O que o STJ tentou foi estabelecer para a polícia preventiva as mesmas formalidades que existem para a polícia investigativa. Mas aí é preciso mudar a Constituição Federal.
Também na sua fala durante a audiência pública, o senhor citou que a consequência de restringir as abordagens seria um caos na segurança pública. Quais os impactos, na prática, caso as polícias acatassem esse entendimento do STJ?
Ronaldo Roth: O caos desse entendimento equivocado é desconsiderar o papel constitucional da PM, que é o eixo principal na segurança pública do Brasil, que trabalha diuturnamente com uma produção gigantesca de atendimentos de ocorrências e socorros, de abordagens policiais, apreensão de armas, prisão de foragidos da Justiça e realização do flagrante delito.

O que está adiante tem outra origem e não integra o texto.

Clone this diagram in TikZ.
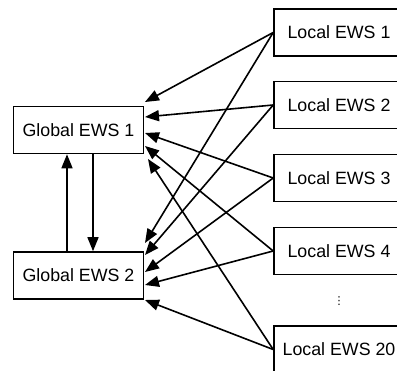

Temos uma situação recente aqui em São Paulo, que é a Operação Sufoco [operação da PM de SP iniciada em maio, que aumentou o patrulhamento no estado e intensificou as abordagens; em um mês, houve 17% de aumento nas prisões por crimes como tráfico de drogas, tráfico internacional de armas de fogo, roubo e receptação, além da apreensão de 21 toneladas de drogas, 240 armas de fogo ilegais e 9,9 mil veículos]. Essa operação vem sendo realizada 24 horas por dia, com a polícia abordando indiscriminadamente todos os motociclistas e entregadores de alimentos por aplicativo.
A polícia tem feito isso não por prazer, mas pelo dever jurídico, agindo no estrito cumprimento do dever legal. Isso porque nos últimos meses o número de roubos e latrocínios praticados por pessoas travestidas de entregadores aumentou muito. Segundo o STJ, toda essa operação envolvendo milhares de policiais diariamente poderia ser considerada ilegal sob a alegação de que ela não obedece ao CPP.
Isso só fomenta a impunidade no Brasil. A situação chegou a esse ponto: ela atinge diretamente o cidadão no dia a dia porque o STJ entendeu que a PM não poderia mais fazer o policiamento preventivo.
Destaco que a questão é complexa e envolve o Brasil todo. Essas restrições podem impactar também nas abordagens da PRF, por exemplo, e da PF, nos aeroportos e portos, porque tudo isso está no âmbito do policiamento preventivo. E o maior prejudicado em tudo isso será o cidadão. É a população que vai sofrer com a ação deletéria de infratores que, aproveitando-se dessa decisão, vão deitar e rolar porque sabem que numa abordagem policial qualquer, caso seja descoberto o crime que estão praticando, poderão sair ilesos.
Essa decisão do STJ não é vinculativa, correto? Ou seja, não há restrição legal para que a PM siga fazendo as abordagens?
Ronaldo Roth: O caso foi julgado num processo concreto envolvendo um réu. Acontece que, por decisão do próprio ministro relator, foram oficiados e comunicados todos os presidentes de Tribunais de Justiça dos estados e de Tribunais Regionais Federais, além dos chefes do Ministério Público estadual e federal.
E aí surge não o efeito vinculante, mas o efeito do precedente. Isso pode impactar na decisão de juízes, quando forem apreciar casos numa audiência de custódia, por exemplo, ou de promotores, que ao se verem diante de um caso semelhante, podem pedir o relaxamento da prisão citando essa decisão do STJ. Ou seja, pode-se valer desse precedente como força para decidir. Por isso esse entendimento é perverso e nocivo para o todo o país.
É claro que as polícias não vão parar de fazer as abordagens. Elas nem poderiam, pois têm que cumprir um mandamento constitucional que está muito acima desse julgamento do STJ. Mas o efeito nocivo e as consequências disso refletirão nos casos concretos. Pode haver uma impunidade geral, com o trabalho da PM no Brasil resultante da atividade preventiva sendo jogado no lixo.